Не решаясь, в свою очередь, идти “так далеко”, мы думаем только, что для самого Некрасова в момент опасности могли быть не вполне ясны руководившие им мотивы. Во всяком случае, апология поэта, написанная Елисеевым, кажется нам чрезвычайно важной не по одним лишь крайне интересным подробностям, но и по существу, как голос не адвоката только, но и свидетеля, человека, который сам, подобно Некрасову (хотя и в значительно меньшей степени), “прошел через цензуру незабываемых годов”. Из всех сотрудников и единомышленников Некрасова Елисеев (который и родился даже в одном с ним 1821 году), конечно, наиболее походил на него по тесному, кровному соприкосновению с живой действительностью, так что, выслушивая Елисеева, мы выслушиваем отчасти как бы самого поэта… Упоминая о предсмертных попытках Некрасова высказаться, Н. К. Михайловский особенно подчеркивает то обстоятельство, что оправдательно-покаянные речи поэта имели “затрудненный” характер, – как будто он “не мог ни другим рассказать, ни самому себе уяснить ту смесь добра и зла”, из которой состояла его жизнь и деятельность. Но не могла ли зависеть эта “затрудненность” отчасти и оттого, что Некрасов своим тонким, проницательным чутьем угадывал огромное психическое различие между собою и младшими своими сотрудниками, вроде самого Михайловского? Не боялся ли он, что при всем уважении и любви к нему людей младшего поколения в некоторых вещах они никогда с ним не столкуются и не поймут его, а если и поймут, то не посочувствуют? Этот страх и мог сковывать его язык, холодить душу.
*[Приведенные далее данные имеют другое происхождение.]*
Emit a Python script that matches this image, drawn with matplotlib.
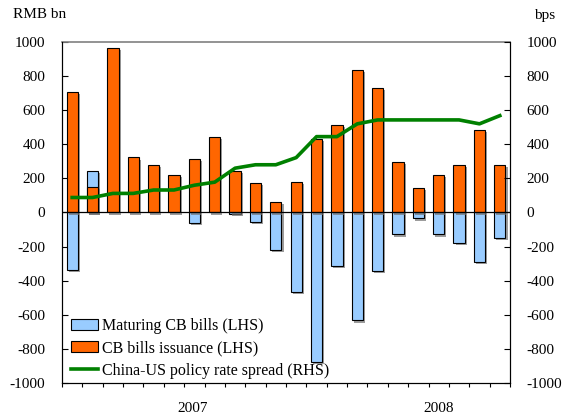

С Елисеевым он чувствовал себя, вероятно, проще и высказывался прямее…
Но, имея так много общего друг с другом, эти два человека в некоторых отношениях были глубоко различны. Елисеев рисуется нам натурой цельной, как бы высеченной из одного куска; Н. К. Михайловский характеризует его так: “Демократизм Елисеева был не делом только принципов и убеждений, а самих инстинктов”, он был “как бы сам народ, собственными усилиями пробившийся к свету и достигший верхов самосознания”; он “проще и непосредственнее относился поэтому к народу” (“Литературные воспоминания и современная смута”, т. 1). Некрасов же, при всей глубине и искренности своей любви к народу, при всем несравненном знании народной жизни и психики, лишен был такой непосредственности. Елисеев всегда чувствовал себя неотъемлемой частью того народа, для которого всю жизнь работал; Некрасов никогда, в сущности, не переставал чувствовать себя барином-интеллигентом, находящимся в неоплатном долгу перед народом…
Эта черта, которую Успенский назвал “больной совестью”, более приближала Некрасова к поколению младшему, нежели старшему. Герой-раб, не чуждый порой самой трезвой и даже черствой положительности, умел в то же время до страсти, до злобы ненавидеть эту свою положительность, и более “тяжкой работы совести”, чем его скорбно-покаянные песни, вплоть до семидесятых годов русская литература не знала. В глазах юных современников Некрасова покаянная нота его поэзии являлась не свидетельством недостатка “величия” в характере поэта, а, напротив, лучшим доказательством права его на бессмертие. К сожалению, выяснить все огромное значение “музы мести и печали” для самой жизни русской сможет лишь более или менее отдаленная история; она же произнесет и окончательный приговор Некрасову как человеку и гражданину.